9. Plot the liner moment diagram.

# Close the tunnel geometry
x_closed = np.append(x, x[0])
z_closed = np.append(z, z[0])

# Close the moment diagram
x_m_closed = np.append(x_m, x_m[0])
z_m_closed = np.append(z_m, z_m[0])

# Set the figure size
plt.figure(figsize=(8, 8))
# Plot the tunnel outline
plt.plot(x_closed, z_closed, 'k', label="Tunnel")
# Plot the moment diagram
plt.plot(x_m_closed, z_m_closed, 'r', label="Moment") 

# Draw lines showing magnitude
for i in range(len(x)):
 plt.plot([x[i], x_m[i]], [z[i], z_m[i]], 'gray', linewidth=0.5)

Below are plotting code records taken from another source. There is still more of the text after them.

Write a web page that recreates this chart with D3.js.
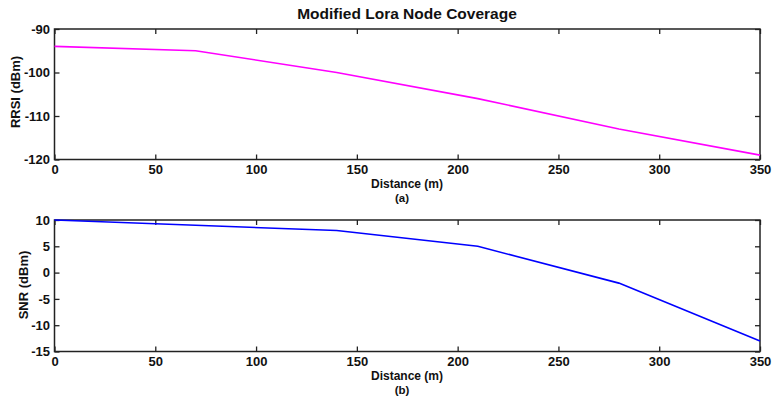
<!DOCTYPE html>
<html><head><meta charset="utf-8">
<script src="https://cdn.jsdelivr.net/npm/d3@7"></script>
<style>
body{margin:0;background:#fff;}
text{font-family:"Liberation Sans",Arial,sans-serif;font-weight:bold;fill:#111;}
</style></head>
<body><svg id="c" width="772" height="400"></svg>
<script>
const distance = [0, 70, 140, 210, 280, 350];
const rssi = [-94, -95, -100, -106, -113, -119];
const snr = [10, 9, 8, 5, -2, -13];
const xTicks = [0, 50, 100, 150, 200, 250, 300, 350];
const rssiTicks = [-120, -110, -100, -90];
const snrTicks = [-15, -10, -5, 0, 5, 10];

const svg = d3.select("#c");
const left = 54.5, right = 760;
const x = d3.scaleLinear().domain([0, 350]).range([left, right]);
const fmt = d => String(d);

svg.append("text").attr("x", 407).attr("y", 19).attr("text-anchor", "middle")
  .style("font-size", "15.5px").text("Modified Lora Node Coverage");

function panel(top, bottom, yDomain, yTicks, data, color, ylab, sub) {
  const y = d3.scaleLinear().domain(yDomain).range([bottom, top]);
  const g = svg.append("g");
  const ax = g.append("g").attr("transform", `translate(0,${bottom})`)
    .call(d3.axisBottom(x).tickValues(xTicks).tickSizeInner(-5).tickSizeOuter(0).tickPadding(5).tickFormat(fmt));
  const axt = g.append("g").attr("transform", `translate(0,${top})`)
    .call(d3.axisTop(x).tickValues(xTicks).tickSizeInner(-5).tickSizeOuter(0).tickFormat(""));
  const ay = g.append("g").attr("transform", `translate(${left},0)`)
    .call(d3.axisLeft(y).tickValues(yTicks).tickSizeInner(-5).tickSizeOuter(0).tickPadding(4.5).tickFormat(fmt));
  const ayr = g.append("g").attr("transform", `translate(${right},0)`)
    .call(d3.axisRight(y).tickValues(yTicks).tickSizeInner(-5).tickSizeOuter(0).tickFormat(""));
  [ax, axt, ay, ayr].forEach(a => {
    a.select(".domain").remove();
    a.selectAll("line").attr("stroke", "#222").attr("stroke-width", 1.3);
    a.selectAll("text").style("font-size", "13px").attr("fill", "#111");
  });
  g.append("rect").attr("x", left).attr("y", top).attr("width", right - left).attr("height", bottom - top)
    .attr("fill", "none").attr("stroke", "#222").attr("stroke-width", 1.5);
  const line = d3.line().x((d, i) => x(distance[i])).y(d => y(d));
  g.append("path").datum(data).attr("d", line).attr("fill", "none")
    .attr("stroke", color).attr("stroke-width", 1.6);
  g.append("text").attr("x", 407).attr("y", bottom + 28.5).attr("text-anchor", "middle")
    .style("font-size", "12px").text("Distance (m)");
  g.append("text").attr("x", 402).attr("y", bottom + 42.5).attr("text-anchor", "middle")
    .style("font-size", "11.5px").text(sub);
  g.append("text").attr("transform", `translate(${ylab.x},${ylab.cy}) rotate(-90)`)
    .attr("text-anchor", "middle").style("font-size", "13px").text(ylab.t);
}

panel(29, 159.5, [-120, -90], rssiTicks, rssi, "#ff00ff", {x: 20, cy: 92, t: "RRSI (dBm)"}, "(a)");
panel(220, 351.5, [-15, 10], snrTicks, snr, "#0000ff", {x: 28, cy: 285, t: "SNR (dBm)"}, "(b)");
</script></body></html>
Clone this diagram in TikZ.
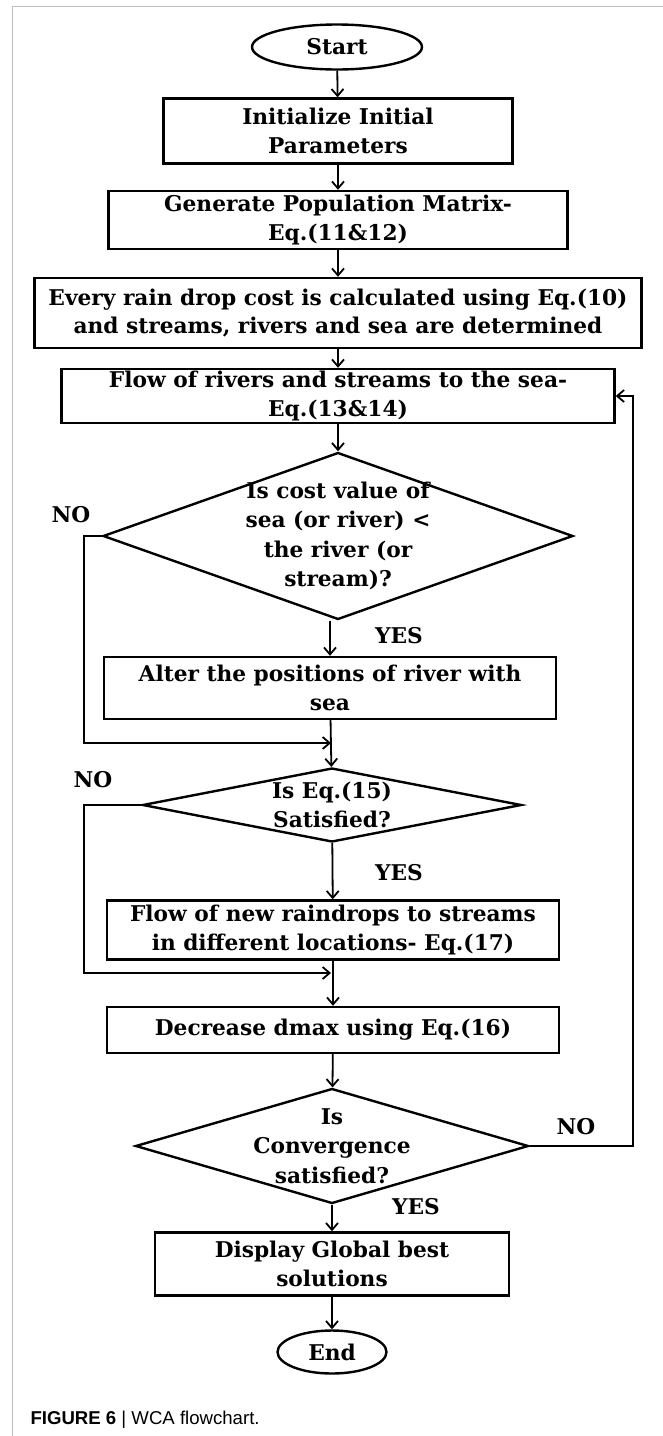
\documentclass[tikz,border=0pt]{standalone}
\usepackage{fontspec}
\setmainfont{DejaVu Serif}
\setsansfont{Liberation Sans}
\usetikzlibrary{shapes.geometric,arrows.meta}
\begin{document}
\begin{tikzpicture}[x=1pt,y=-1pt,
  box/.style={draw,line width=2.4pt,align=center,inner sep=0pt,font=\bfseries\fontsize{21.7}{28.5}\selectfont},
  term/.style={ellipse,draw,line width=2.4pt,inner sep=0pt,font=\bfseries\fontsize{21.7}{28.5}\selectfont},
  decision/.style={diamond,draw,line width=2.4pt,align=center,shape aspect=3,inner sep=-15pt,font=\bfseries\fontsize{21.7}{29.5}\selectfont},
  lbl/.style={font=\bfseries\fontsize{21.7}{26}\selectfont},
  arr/.style={-{Straight Barb[length=7pt,width=12pt]},line width=1.8pt}]
\useasboundingbox (0,0) rectangle (663,1436);
% frame
\draw[gray!50,line width=1.5pt] (12.7,1436) -- (12.7,6.7) -- (663,6.7);
% nodes
\node[term,minimum width=170,minimum height=45] (start) at (337,47) {Start};
\node[box,minimum width=349,minimum height=65] (init) at (338,131) {Initialize Initial\\Parameters};
\node[box,minimum width=459,minimum height=58] (gen) at (338,220) {Generate Population Matrix-\\Eq.(11\&12)};
\node[box,minimum width=607,minimum height=70] (every) at (338,313) {Every rain drop cost is calculated using Eq.(10)\\and streams, rivers and sea are determined};
\node[box,minimum width=553,minimum height=54] (flow) at (338,396) {Flow of rivers and streams to the sea-\\Eq.(13\&14)};
\node[decision,minimum width=470,minimum height=167] (cost) at (338,536) {Is cost value of\\sea (or river) <\\the river (or\\stream)?};
\node[box,minimum width=452,minimum height=62] (alter) at (330,688) {Alter the positions of river with\\sea};
\node[decision,minimum width=379,minimum height=74] (eqf) at (332,805) {Is Eq.(15)\\Satisfied?};
\node[box,minimum width=452,minimum height=59] (newdrop) at (333,930) {Flow of new raindrops to streams\\in different locations- Eq.(17)};
\node[box,minimum width=452,minimum height=46] (dec) at (333,1030) {Decrease dmax using Eq.(16)};
\node[decision,minimum width=393,minimum height=115] (conv) at (332,1146) {Is\\Convergence\\satisfied?};
\node[box,minimum width=354,minimum height=63] (disp) at (332,1264) {Display Global best\\solutions};
\node[term,minimum width=109,minimum height=43] (end) at (332,1352) {End};
\coordinate (mone) at (331,743);
\coordinate (mtwo) at (331,973);
% labels
\node[lbl] (noone) at (71,515) {NO};
\node[lbl] (yesone) at (399,636) {YES};
\node[lbl] (notwo) at (93,780) {NO};
\node[lbl] (yestwo) at (399,873) {YES};
\node[lbl] (nothree) at (576,1127) {NO};
\node[lbl] (yesthree) at (416,1207) {YES};
% arrows
\foreach \a/\b in {start/init,init/gen,gen/every,every/flow,flow/cost,alter/eqf,eqf/newdrop,newdrop/dec,dec/conv,conv/disp,disp/end}
  \draw[arr] (\a) -- (\b);
\draw[arr] (alter.north |- cost.south) -- (alter.north);
\draw[arr] (cost.west) -- ++(-18,0) |- (mone);
\draw[arr] (eqf.west) -- ++(-57,0) |- (mtwo);
\draw[arr] (conv.east) -- ++(103,0) |- (flow.east);
% caption
\node[anchor=west,font=\sffamily\fontsize{18.6}{21}\selectfont] (cap) at (27,1420) {\textbf{FIGURE 6} | WCA flowchart.};
\end{tikzpicture}
\end{document}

# Make sure the x and y axes are in the equal scaling
plt.gca().set_aspect('equal')
# Turn on the grid
plt.grid(True)
# Turn on the legend
plt.legend()
# Define the x and y labels of the plot
plt.xlabel("X (m)")
plt.ylabel("Z (m)")
# Set the plot title
plt.title("Tunnel Liner Moment Diagram @ 12.5 m")

# (Optional) You may save the plot for the report.
plt.savefig("Tunnel Liner Moment Diagram @ 12.5 m.png", dpi=300, bbox_inches="tight")

# Show the plot
plt.show()

The plot shows the scaled moment distribution around the tunnel perimeter

6.0 Close the Program

Since the script only queries results and does not modify the model, the project can be closed without saving.

model.close(False)

After all result extraction tasks are completed, the RS3 application can also be closed.

modeler.closeProgram(False)

This concludes the Scripting Tunnel Tutorial (Part 2).